Ideas for jigs and rigs to adapt a small bandsaw for milling small logs. October 30, 2005

I am considering building a carriage with log dog to saw small logs (up to 2') into lumber using a 20" bandsaw. Once the first cut is made, the log can be turned to that side to re-saw the balance of the log. I have not seen this bandsaw accessory. Could it be similar to bandsaw mills for large logs? I am thinking of attaching plate and dogs to the miter gauge bar.

Forum Responses
(Sawing and Drying Forum)
From contributor M:
You need a really good table with extensions, as most bandsaw tables are too small. The miter gauge slot is good, but also too small.
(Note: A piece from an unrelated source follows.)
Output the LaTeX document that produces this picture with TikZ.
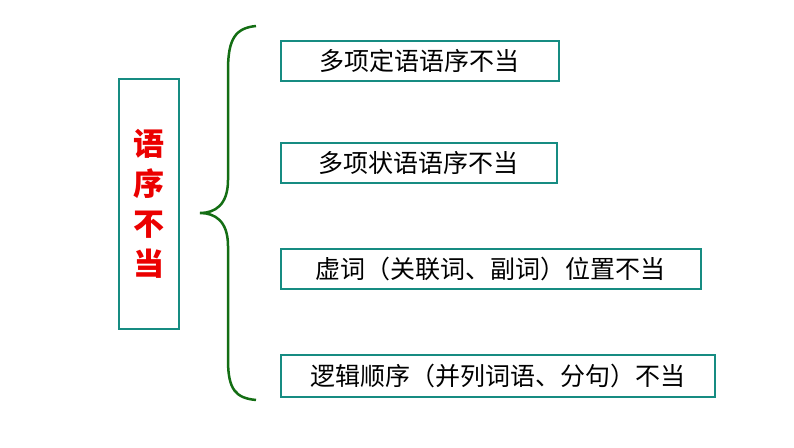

To do 2' long logs, you need 4' of travel, plus a really good "dog" system to hold the log. You will also a way to advance the log in even increments, 1" - 2" whatever. Not sure what kind of lumber or blanks you are after, but maybe a chainsaw mill would be easier?

From contributor J:
I have cut several small "logs" on a small bandsaw. Before they will fit, I split them with a chainsaw. That typically gives them a fairly flat surface to slide across the band saw table. Then I use a fence to guide the rest of my cuts. I don't see why you can't use a chainsaw to create a cant that you then run through your band saw. Then again, your jig might speed up the whole process. Good luck and let me know how it works. I might like to try the same idea if it works for you.

From contributor D:
I've had pretty good results cutting boards from cants on a 14" bandsaw. I use an 8-foot piece of plywood with a strip attached to the bottom that runs in the miter slot of the bandsaw table. In front and back of the table are boards that support cheap cabinet wheels. The sled runs on the wheels with almost no friction, so my effort goes into controlling the cut rather than fighting the cant against friction.

So I split or quarter a log and then load the cant on the sled. The sled gives me a good straight cut. For every new board I just slide the cant over. On a good day, board thickness doesn't vary more than 1/16th of an inch.